The Club for Growth, a conservative group, complained the Senate bill was overpriced, full of pork and would swell the federal deficit because other government programs weren't being cut to cover the costs of the legislation. That bill expired with the old Congress on Jan. 3. So whatever additional aid package the House passes would have to go back to the Senate for its approval.
Republican Sens. John McCain of Arizona and Tom Coburn of Oklahoma, two frequent critics of government spending, tried unsuccessfully to strip the Senate version of $125 million for an Agriculture Department program to restore watersheds damaged by wildfires and drought, $2 million for roof repairs at Smithsonian Institution museums in the Washington area and the $50 million in tree planting subsidies.
McCain also targeted $15 million to repair storm-damaged NASA facilities, saying the agency had called its Sandy damage "minimal."
"An emergency funding bill should focus on the emergency needs of the victims, not the needs of politicians," said Indiana Sen. Dan Coats, the senior Republican on Senate Appropriations subcommittee on homeland security. "Loading up a massive $60.4 billion package with unrelated projects and earmarks for other states is not the way we should use taxpayer dollars."
Coats' scaled-back $23.8 billion Sandy aid bill was rejected by the Senate.
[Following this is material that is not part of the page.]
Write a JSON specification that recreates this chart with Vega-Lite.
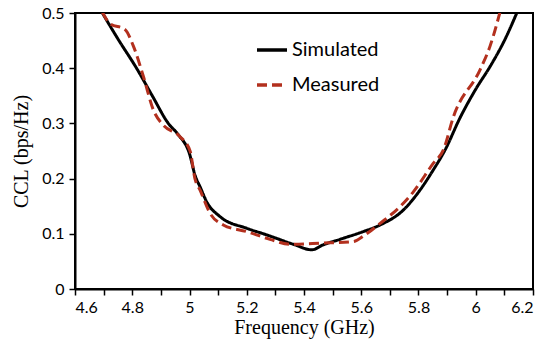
{
  "$schema": "https://vega.github.io/schema/vega-lite/v6.json",
  "autosize": "none",
  "padding": {"left": 75, "top": 13, "right": 17, "bottom": 61},
  "width": 458,
  "height": 276,
  "config": {
    "view": {"stroke": "black", "strokeWidth": 2},
    "axis": {
      "grid": false,
      "domainColor": "black",
      "domainWidth": 2,
      "tickColor": "black",
      "tickWidth": 1.5,
      "tickSize": 6,
      "labelFont": "Lato",
      "labelFontSize": 16,
      "labelColor": "black",
      "titleFont": "Liberation Serif",
      "titleFontSize": 20,
      "titleFontWeight": "normal",
      "titleColor": "black"
    }
  },
  "data": {
    "values": [
      {"f": 4.69, "ccl": 0.505, "s": "Simulated"},
      {"f": 4.75, "ccl": 0.453, "s": "Simulated"},
      {"f": 4.815, "ccl": 0.4, "s": "Simulated"},
      {"f": 4.87, "ccl": 0.35, "s": "Simulated"},
      {"f": 4.926, "ccl": 0.3, "s": "Simulated"},
      {"f": 4.96, "ccl": 0.28, "s": "Simulated"},
      {"f": 5.0, "ccl": 0.245, "s": "Simulated"},
      {"f": 5.02, "ccl": 0.205, "s": "Simulated"},
      {"f": 5.037, "ccl": 0.185, "s": "Simulated"},
      {"f": 5.06, "ccl": 0.158, "s": "Simulated"},
      {"f": 5.107, "ccl": 0.131, "s": "Simulated"},
      {"f": 5.2, "ccl": 0.11, "s": "Simulated"},
      {"f": 5.27, "ccl": 0.098, "s": "Simulated"},
      {"f": 5.363, "ccl": 0.081, "s": "Simulated"},
      {"f": 5.427, "ccl": 0.071, "s": "Simulated"},
      {"f": 5.467, "ccl": 0.08, "s": "Simulated"},
      {"f": 5.526, "ccl": 0.09, "s": "Simulated"},
      {"f": 5.607, "ccl": 0.104, "s": "Simulated"},
      {"f": 5.666, "ccl": 0.116, "s": "Simulated"},
      {"f": 5.747, "ccl": 0.143, "s": "Simulated"},
      {"f": 5.805, "ccl": 0.179, "s": "Simulated"},
      {"f": 5.852, "ccl": 0.216, "s": "Simulated"},
      {"f": 5.893, "ccl": 0.252, "s": "Simulated"},
      {"f": 5.945, "ccl": 0.31, "s": "Simulated"},
      {"f": 6.0, "ccl": 0.362, "s": "Simulated"},
      {"f": 6.05, "ccl": 0.403, "s": "Simulated"},
      {"f": 6.1, "ccl": 0.45, "s": "Simulated"},
      {"f": 6.145, "ccl": 0.502, "s": "Simulated"},
      {"f": 4.695, "ccl": 0.502, "s": "Measured"},
      {"f": 4.722, "ccl": 0.481, "s": "Measured"},
      {"f": 4.775, "ccl": 0.47, "s": "Measured"},
      {"f": 4.804, "ccl": 0.44, "s": "Measured"},
      {"f": 4.839, "ccl": 0.385, "s": "Measured"},
      {"f": 4.874, "ccl": 0.324, "s": "Measured"},
      {"f": 4.908, "ccl": 0.297, "s": "Measured"},
      {"f": 4.967, "ccl": 0.276, "s": "Measured"},
      {"f": 5.002, "ccl": 0.25, "s": "Measured"},
      {"f": 5.019, "ccl": 0.2, "s": "Measured"},
      {"f": 5.037, "ccl": 0.179, "s": "Measured"},
      {"f": 5.072, "ccl": 0.137, "s": "Measured"},
      {"f": 5.118, "ccl": 0.116, "s": "Measured"},
      {"f": 5.2, "ccl": 0.104, "s": "Measured"},
      {"f": 5.281, "ccl": 0.09, "s": "Measured"},
      {"f": 5.351, "ccl": 0.081, "s": "Measured"},
      {"f": 5.456, "ccl": 0.083, "s": "Measured"},
      {"f": 5.572, "ccl": 0.086, "s": "Measured"},
      {"f": 5.613, "ccl": 0.098, "s": "Measured"},
      {"f": 5.666, "ccl": 0.119, "s": "Measured"},
      {"f": 5.735, "ccl": 0.149, "s": "Measured"},
      {"f": 5.782, "ccl": 0.176, "s": "Measured"},
      {"f": 5.852, "ccl": 0.228, "s": "Measured"},
      {"f": 5.887, "ccl": 0.252, "s": "Measured"},
      {"f": 5.922, "ccl": 0.312, "s": "Measured"},
      {"f": 6.015, "ccl": 0.397, "s": "Measured"},
      {"f": 6.05, "ccl": 0.44, "s": "Measured"},
      {"f": 6.085, "ccl": 0.502, "s": "Measured"}
    ]
  },
  "mark": {"type": "line", "clip": true, "interpolate": "monotone", "strokeWidth": 3},
  "encoding": {
    "x": {
      "field": "f",
      "type": "quantitative",
      "scale": {"domain": [4.6, 6.2], "nice": false, "zero": false},
      "axis": {
        "title": "Frequency (GHz)",
        "values": [4.6, 4.7, 4.8, 4.9, 5.0, 5.1, 5.2, 5.3, 5.4, 5.5, 5.6, 5.7, 5.8, 5.9, 6.0, 6.1, 6.2],
        "format": "~g",
        "labelExpr": "round(datum.value*10)%2==0 ? datum.label : ''",
        "labelPadding": 4,
        "titlePadding": 2
      }
    },
    "y": {
      "field": "ccl",
      "type": "quantitative",
      "scale": {"domain": [0, 0.5], "nice": false},
      "axis": {
        "title": "CCL (bps/Hz)",
        "values": [0, 0.1, 0.2, 0.3, 0.4, 0.5],
        "format": "~g",
        "labelPadding": 5,
        "titlePadding": 10
      }
    },
    "color": {
      "field": "s",
      "type": "nominal",
      "scale": {"domain": ["Simulated", "Measured"], "range": ["black", "#B3301E"]},
      "legend": {
        "title": null,
        "orient": "none",
        "legendX": 180,
        "legendY": 20,
        "symbolType": "stroke",
        "symbolSize": 900,
        "symbolStrokeWidth": 3.5,
        "labelFont": "Lato",
        "labelFontSize": 20,
        "labelColor": "black",
        "labelOffset": 3,
        "rowPadding": 8
      }
    },
    "strokeDash": {
      "field": "s",
      "type": "nominal",
      "scale": {"domain": ["Simulated", "Measured"], "range": [[1, 0], [10, 5]]},
      "legend": null
    }
  }
}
Republicans also criticized $13 billion in the Senate bill for projects to protect against future storms, including fortification of mass transit systems in the Northeast and building new jetties in vulnerable seaside areas. While maybe worthwhile, those projects don't represent emergencies and shouldn't be exempt from federal spending caps, GOP lawmakers said.
The basic $17 billion before the House on Tuesday is aimed at immediate Sandy recovery needs, including $5.4 billion for New York and New Jersey transit systems and $5.4 billion for FEMA's disaster aid fund. The $33.7 billion amendment would bring the total up to the more than $60 billion sought by Obama and passed by Senate Democrats.
It includes the block grants for previous disasters, weather forecasting improvements and measures to minimize damage from future storms, but not the $188 million for the Amtrak expansion project.
"We know it's going to be a heavy lift for the $33 billion, but we'll find the votes," said Rep. Michael Grimm, R-N.Y., whose Staten Island district was heavily damaged by Sandy.
But conservatives clearly prefer the smaller, $17 billion version. Rep. Tim Huelskamp, R-Kan., a frequent critic of Boehner after losing his seat on the House Budget Committee, said the Sandy aid legislation should be focused on storm-related recovery.
"Conservatives want to see a real plan that addresses real needs for Sandy," he said.
Obama has signed a $9.7 billion replenishment of the national flood insurance fund to help pay claims from 115,000 homeowners, businesses and renters.
FEMA has spent more than $2 billion in disaster relief money for shelter, restoring power and other immediate needs arising from Sandy. The Oct. 29 storm that pounded the Atlantic Coast from North Carolina to Maine with hurricane-force winds and coastal flooding. New York, New Jersey and Connecticut were the hardest hit.